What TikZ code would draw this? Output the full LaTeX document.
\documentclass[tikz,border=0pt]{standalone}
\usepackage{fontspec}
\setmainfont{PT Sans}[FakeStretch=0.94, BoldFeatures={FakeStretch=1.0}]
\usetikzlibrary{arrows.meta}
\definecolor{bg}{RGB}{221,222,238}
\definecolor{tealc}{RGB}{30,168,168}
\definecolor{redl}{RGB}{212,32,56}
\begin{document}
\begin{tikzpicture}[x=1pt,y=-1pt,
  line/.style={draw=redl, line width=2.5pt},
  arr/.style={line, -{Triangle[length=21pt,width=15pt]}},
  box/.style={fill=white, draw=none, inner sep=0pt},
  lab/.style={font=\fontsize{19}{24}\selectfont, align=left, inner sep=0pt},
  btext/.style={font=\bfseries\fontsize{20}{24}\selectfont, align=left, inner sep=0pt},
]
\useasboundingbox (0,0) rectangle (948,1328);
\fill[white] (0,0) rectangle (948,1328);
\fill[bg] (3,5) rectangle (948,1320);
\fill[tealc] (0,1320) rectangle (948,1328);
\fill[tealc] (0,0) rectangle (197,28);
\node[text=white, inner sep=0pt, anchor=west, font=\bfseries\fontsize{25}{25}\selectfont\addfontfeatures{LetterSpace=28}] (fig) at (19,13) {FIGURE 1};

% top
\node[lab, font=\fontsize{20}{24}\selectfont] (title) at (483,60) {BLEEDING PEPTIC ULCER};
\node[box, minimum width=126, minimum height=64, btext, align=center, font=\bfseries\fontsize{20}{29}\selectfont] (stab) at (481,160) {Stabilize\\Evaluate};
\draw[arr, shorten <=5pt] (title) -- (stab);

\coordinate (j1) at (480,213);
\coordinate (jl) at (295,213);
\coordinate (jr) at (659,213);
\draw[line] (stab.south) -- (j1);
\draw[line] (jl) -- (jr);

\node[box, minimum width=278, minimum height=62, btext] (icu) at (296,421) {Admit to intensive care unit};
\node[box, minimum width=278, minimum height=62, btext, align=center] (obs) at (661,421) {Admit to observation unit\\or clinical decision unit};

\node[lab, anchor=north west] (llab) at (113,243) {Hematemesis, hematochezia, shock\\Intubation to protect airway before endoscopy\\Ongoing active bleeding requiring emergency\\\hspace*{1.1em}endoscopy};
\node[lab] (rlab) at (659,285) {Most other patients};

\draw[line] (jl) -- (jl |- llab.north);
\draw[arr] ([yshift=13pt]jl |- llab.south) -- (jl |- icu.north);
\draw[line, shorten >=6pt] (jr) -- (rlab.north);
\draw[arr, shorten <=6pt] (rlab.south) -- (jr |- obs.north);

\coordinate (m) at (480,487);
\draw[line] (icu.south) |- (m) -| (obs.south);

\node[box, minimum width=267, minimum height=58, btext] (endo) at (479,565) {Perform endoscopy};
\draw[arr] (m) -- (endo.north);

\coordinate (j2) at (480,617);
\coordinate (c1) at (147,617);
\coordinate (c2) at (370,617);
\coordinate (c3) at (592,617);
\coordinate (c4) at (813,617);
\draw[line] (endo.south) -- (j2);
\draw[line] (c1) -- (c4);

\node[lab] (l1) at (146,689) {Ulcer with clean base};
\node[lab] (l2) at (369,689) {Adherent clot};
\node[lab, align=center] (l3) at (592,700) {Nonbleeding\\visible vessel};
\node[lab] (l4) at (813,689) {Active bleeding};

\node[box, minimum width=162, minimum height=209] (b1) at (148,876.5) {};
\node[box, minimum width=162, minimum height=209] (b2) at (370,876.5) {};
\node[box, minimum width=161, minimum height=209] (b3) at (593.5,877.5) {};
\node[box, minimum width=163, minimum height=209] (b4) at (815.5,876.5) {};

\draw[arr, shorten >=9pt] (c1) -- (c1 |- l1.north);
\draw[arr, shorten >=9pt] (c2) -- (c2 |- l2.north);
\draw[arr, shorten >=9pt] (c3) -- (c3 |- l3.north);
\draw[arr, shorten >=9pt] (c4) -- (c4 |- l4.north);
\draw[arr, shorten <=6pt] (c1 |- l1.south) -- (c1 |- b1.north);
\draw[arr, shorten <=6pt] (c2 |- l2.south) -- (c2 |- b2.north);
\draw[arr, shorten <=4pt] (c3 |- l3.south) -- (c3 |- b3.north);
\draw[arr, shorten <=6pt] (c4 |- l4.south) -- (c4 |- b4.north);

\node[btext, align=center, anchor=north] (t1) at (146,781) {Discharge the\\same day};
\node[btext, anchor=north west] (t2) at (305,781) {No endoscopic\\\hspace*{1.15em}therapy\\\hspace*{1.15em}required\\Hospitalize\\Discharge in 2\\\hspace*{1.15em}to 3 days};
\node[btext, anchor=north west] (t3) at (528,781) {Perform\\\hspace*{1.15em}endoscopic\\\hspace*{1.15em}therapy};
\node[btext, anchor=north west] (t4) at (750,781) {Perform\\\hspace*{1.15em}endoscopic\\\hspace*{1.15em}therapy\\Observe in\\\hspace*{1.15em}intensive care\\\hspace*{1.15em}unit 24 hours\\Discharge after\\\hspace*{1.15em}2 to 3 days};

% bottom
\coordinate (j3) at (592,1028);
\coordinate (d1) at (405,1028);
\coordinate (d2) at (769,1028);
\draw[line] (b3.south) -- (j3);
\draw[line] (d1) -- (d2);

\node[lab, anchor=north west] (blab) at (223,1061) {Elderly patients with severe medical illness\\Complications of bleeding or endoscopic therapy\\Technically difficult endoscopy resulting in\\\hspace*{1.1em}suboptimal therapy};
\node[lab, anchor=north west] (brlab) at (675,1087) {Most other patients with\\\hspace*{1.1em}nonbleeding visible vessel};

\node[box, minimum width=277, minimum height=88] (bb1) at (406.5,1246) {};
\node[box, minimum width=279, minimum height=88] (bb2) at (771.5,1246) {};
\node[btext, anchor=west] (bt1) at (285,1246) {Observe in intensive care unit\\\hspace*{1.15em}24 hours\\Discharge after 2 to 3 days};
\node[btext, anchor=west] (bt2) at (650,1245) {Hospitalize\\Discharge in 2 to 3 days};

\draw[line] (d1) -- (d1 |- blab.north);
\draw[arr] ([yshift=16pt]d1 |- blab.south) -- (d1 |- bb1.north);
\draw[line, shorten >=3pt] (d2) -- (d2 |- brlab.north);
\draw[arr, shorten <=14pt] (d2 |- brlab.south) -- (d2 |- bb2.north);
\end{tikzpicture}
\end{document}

• • •

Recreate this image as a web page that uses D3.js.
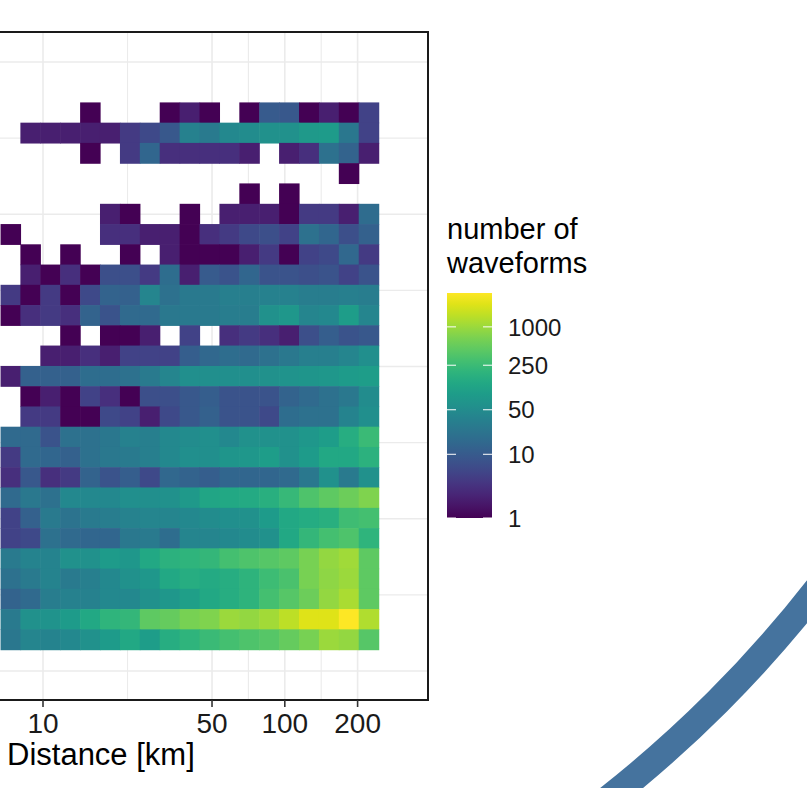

• • •

__OBJECTIVE__
Go through the listing above and list every line that has the word "this".

__TASK RESPONSE__
What TikZ code would draw this? Output the full LaTeX document.
Recreate this image as a web page that uses D3.js.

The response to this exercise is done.